(What the task asks): Print the listing from its top line through the line containing "2014, 2015, 2016];", nothing more, and leave out the pictures.

══════════════════════════════

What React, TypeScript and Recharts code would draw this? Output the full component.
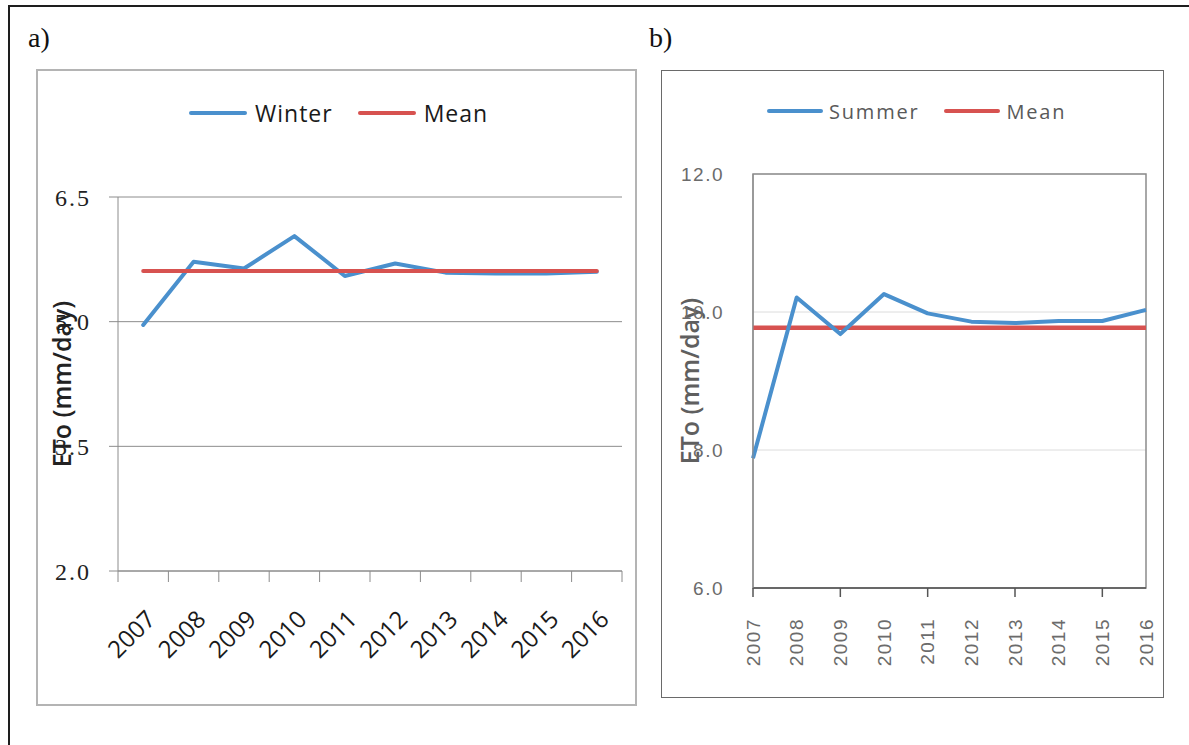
import React from 'react';
import { LineChart, Line, XAxis, YAxis, CartesianGrid, Legend, ReferenceArea } from 'recharts';

const years = [2007, 2008, 2009, 2010, 2011, 2012, 2013, 2014, 2015, 2016];

// panel a) winter ETo
const winterEto = [4.96, 5.72, 5.64, 6.03, 5.55, 5.7, 5.59, 5.58, 5.58, 5.6];
const winterMean = [5.61, 5.61, 5.61, 5.61, 5.61, 5.61, 5.61, 5.61, 5.61, 5.61];
const winterTicks = [2.0, 3.5, 5.0, 6.5];
// Excel draws the category tick marks between the years
const winterBounds = [2006.5, 2007.5, 2008.5, 2009.5, 2010.5, 2011.5, 2012.5, 2013.5, 2014.5, 2015.5, 2016.5];

// panel b) summer ETo
const summerEto = [7.88, 10.21, 9.68, 10.26, 9.98, 9.86, 9.84, 9.87, 9.87, 10.03];
const summerMean = [9.77, 9.77, 9.77, 9.77, 9.77, 9.77, 9.77, 9.77, 9.77, 9.77];
const summerTicks = [6, 8, 10, 12];
const summerMarkYears = [2007, 2009, 2011, 2013, 2015];

const BLUE = '#4a90cd';
const RED = '#d75250';
const SANS = '"Open Sans", sans-serif';

const winterData = years.map((year, i) => ({ year, winter: winterEto[i], mean: winterMean[i] }));
const summerData = years.map((year, i) => ({ year, summer: summerEto[i], mean: summerMean[i] }));

type LegendLook = {
  order: string[];
  lineWidth: number;
  textGap: number;
  gap: number;
  fontSize: number;
  letterSpacing: number;
  color: string;
};

const makeLegend = (look: LegendLook) => (props: any) => {
  const items = look.order
    .map((name) => (props.payload || []).find((p: any) => p.value === name))
    .filter(Boolean);
  return (
    <div style={{ display: 'flex', alignItems: 'center', height: 30, whiteSpace: 'nowrap', fontFamily: SANS }}>
      {items.map((entry: any, i: number) => (
        <div key={entry.value} style={{ display: 'flex', alignItems: 'center', marginRight: i < items.length - 1 ? look.gap : 0 }}>
          <span style={{ display: 'inline-block', width: look.lineWidth, height: 4, borderRadius: 2, background: entry.color }} />
          <span style={{ marginLeft: look.textGap, color: look.color, fontSize: look.fontSize, letterSpacing: look.letterSpacing }}>
            {entry.value}
          </span>
        </div>
      ))}
    </div>
  );
};

const yTitle = (shift: number, color: string) => (props: any) => {
  const { viewBox } = props;
  const cx = viewBox.x + shift;
  const cy = viewBox.y + viewBox.height / 2;
  return (
    <text
      x={cx}
      y={cy}
      transform={`rotate(-90 ${cx} ${cy})`}
      textAnchor="middle"
      dominantBaseline="central"
      fontFamily={SANS}
      fontSize={25}
      fontWeight={600}
      fill={color}
    >
      {props.value}
    </text>
  );
};

// tick marks only, no label
const NoLabel = () => <g />;

const SlantYearTick = (props: any) => {
  const { x, y, payload } = props;
  const tx = x + 7;
  return (
    <text
      x={tx}
      y={y}
      transform={`rotate(-45 ${tx} ${y})`}
      textAnchor="end"
      dominantBaseline="central"
      fontFamily={SANS}
      fontSize={24}
      fill="#1a1a1a"
    >
      {payload.value}
    </text>
  );
};

const UprightYearTick = (props: any) => {
  const { x, y, payload } = props;
  return (
    <text
      x={x}
      y={y}
      transform={`rotate(-90 ${x} ${y})`}
      textAnchor="end"
      dominantBaseline="central"
      fontFamily='"Liberation Sans", sans-serif'
      fontSize={19}
      letterSpacing={1.5}
      fill="#6b6b6b"
    >
      {payload.value}
    </text>
  );
};

function WinterChart() {
  const GRID = '#8c8c8c';
  return (
    <div style={{ position: 'absolute', left: 36, top: 69, width: 601, height: 637 }}>
      <div style={{ position: 'absolute', inset: 0, border: '2px solid #b4b4b4' }} />
      <LineChart width={601} height={637} data={winterData} margin={{ top: 128, right: 15, bottom: 0, left: 8 }}>
        <CartesianGrid xAxisId="years" vertical={false} stroke={GRID} />
        <XAxis
          xAxisId="bounds"
          dataKey="year"
          type="number"
          domain={[winterBounds[0], winterBounds[winterBounds.length - 1]]}
          ticks={winterBounds}
          interval={0}
          allowDataOverflow
          tick={<NoLabel />}
          tickSize={11}
          tickLine={{ stroke: GRID }}
          axisLine={{ stroke: GRID }}
          height={1}
        />
        <XAxis
          xAxisId="years"
          dataKey="year"
          scale="band"
          interval={0}
          axisLine={false}
          tickLine={false}
          tickSize={0}
          tickMargin={42}
          tick={<SlantYearTick />}
          height={134}
        />
        <YAxis
          domain={[2, 6.5]}
          ticks={winterTicks}
          tickFormatter={(v: number) => v.toFixed(1)}
          width={74}
          tickSize={9}
          tickMargin={18}
          tickLine={{ stroke: GRID }}
          axisLine={{ stroke: GRID }}
          tick={{ fill: '#222', fontSize: 24, fontFamily: '"Liberation Serif", serif', letterSpacing: 2 }}
          label={{ value: 'ETo (mm/day)', content: yTitle(16.5, '#222') }}
        />
        <Legend
          layout="horizontal"
          verticalAlign="middle"
          align="center"
          wrapperStyle={{ top: 29, left: 153, width: 'auto' }}
          content={makeLegend({ order: ['Winter', 'Mean'], lineWidth: 58, textGap: 8, gap: 25, fontSize: 23, letterSpacing: 1, color: '#1a1a1a' })}
        />
        <Line xAxisId="years" type="linear" dataKey="winter" name="Winter" stroke={BLUE} strokeWidth={4} dot={false} activeDot={false} strokeLinecap="round" strokeLinejoin="round" isAnimationActive={false} />
        <Line xAxisId="years" type="linear" dataKey="mean" name="Mean" stroke={RED} strokeWidth={4} dot={false} activeDot={false} strokeLinecap="round" isAnimationActive={false} />
      </LineChart>
    </div>
  );
}

function SummerChart() {
  return (
    <div style={{ position: 'absolute', left: 661, top: 70, width: 503, height: 628 }}>
      <div style={{ position: 'absolute', inset: 0, border: '1.5px solid #6a6a6a' }} />
      <LineChart width={503} height={628} data={summerData} margin={{ top: 104, right: 18, bottom: 0, left: 8 }}>
        <CartesianGrid xAxisId="years" vertical={false} stroke="#dcdcdc" />
        <ReferenceArea xAxisId="years" x1={years[0]} x2={years[years.length - 1]} y1={6} y2={12} fill="none" stroke="#8c8c8c" strokeWidth={1.5} />
        <XAxis
          xAxisId="marks"
          dataKey="year"
          type="number"
          domain={[years[0], years[years.length - 1]]}
          ticks={summerMarkYears}
          interval={0}
          allowDataOverflow
          tick={<NoLabel />}
          tickSize={9}
          tickLine={{ stroke: '#555', strokeWidth: 1.5 }}
          axisLine={{ stroke: '#555', strokeWidth: 1.5 }}
          height={1}
        />
        <XAxis
          xAxisId="years"
          dataKey="year"
          interval={0}
          axisLine={false}
          tickLine={false}
          tickSize={0}
          tickMargin={29}
          tick={<UprightYearTick />}
          height={109}
        />
        <YAxis
          domain={[6, 12]}
          ticks={summerTicks}
          tickFormatter={(v: number) => v.toFixed(1)}
          width={84}
          tickSize={0}
          tickMargin={29}
          tickLine={false}
          axisLine={{ stroke: '#8c8c8c' }}
          tick={{ fill: '#6b6b6b', fontSize: 19, fontFamily: '"Liberation Sans", sans-serif', letterSpacing: 1.5 }}
          label={{ value: 'ETo (mm/day)', content: yTitle(20, '#5f5f5f') }}
        />
        <Legend
          layout="horizontal"
          verticalAlign="middle"
          align="center"
          wrapperStyle={{ top: 26, left: 106, width: 'auto' }}
          content={makeLegend({ order: ['Summer', 'Mean'], lineWidth: 56, textGap: 6, gap: 25, fontSize: 20, letterSpacing: 1.8, color: '#595959' })}
        />
        <Line xAxisId="years" type="linear" dataKey="mean" name="Mean" stroke={RED} strokeWidth={4.5} dot={false} activeDot={false} isAnimationActive={false} />
        <Line xAxisId="years" type="linear" dataKey="summer" name="Summer" stroke={BLUE} strokeWidth={4} dot={false} activeDot={false} strokeLinejoin="round" isAnimationActive={false} />
      </LineChart>
    </div>
  );
}

const panelTag = (left: number): React.CSSProperties => ({
  position: 'absolute',
  left,
  top: 24,
  fontFamily: '"Liberation Serif", serif',
  fontSize: 28,
  lineHeight: '28px',
  color: '#111',
});

export default function App() {
  return (
    <div style={{ position: 'absolute', left: 0, top: 0, width: 1189, height: 745, overflow: 'hidden', background: '#fff' }}>
      {/* page frame: only the top and left edges fall inside the picture */}
      <div style={{ position: 'absolute', left: 8, top: 5, width: 1300, height: 800, borderTop: '2.5px solid #1e1e1e', borderLeft: '2px solid #1e1e1e' }} />
      <div style={panelTag(28)}>a)</div>
      <div style={panelTag(649)}>b)</div>
      <WinterChart />
      <SummerChart />
    </div>
  );
}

══════════════════════════════

(Answer below):
What React, TypeScript and Recharts code would draw this? Output the full component.
import React from 'react';
import { LineChart, Line, XAxis, YAxis, CartesianGrid, Legend, ReferenceArea } from 'recharts';

const years = [2007, 2008, 2009, 2010, 2011, 2012, 2013, 2014, 2015, 2016];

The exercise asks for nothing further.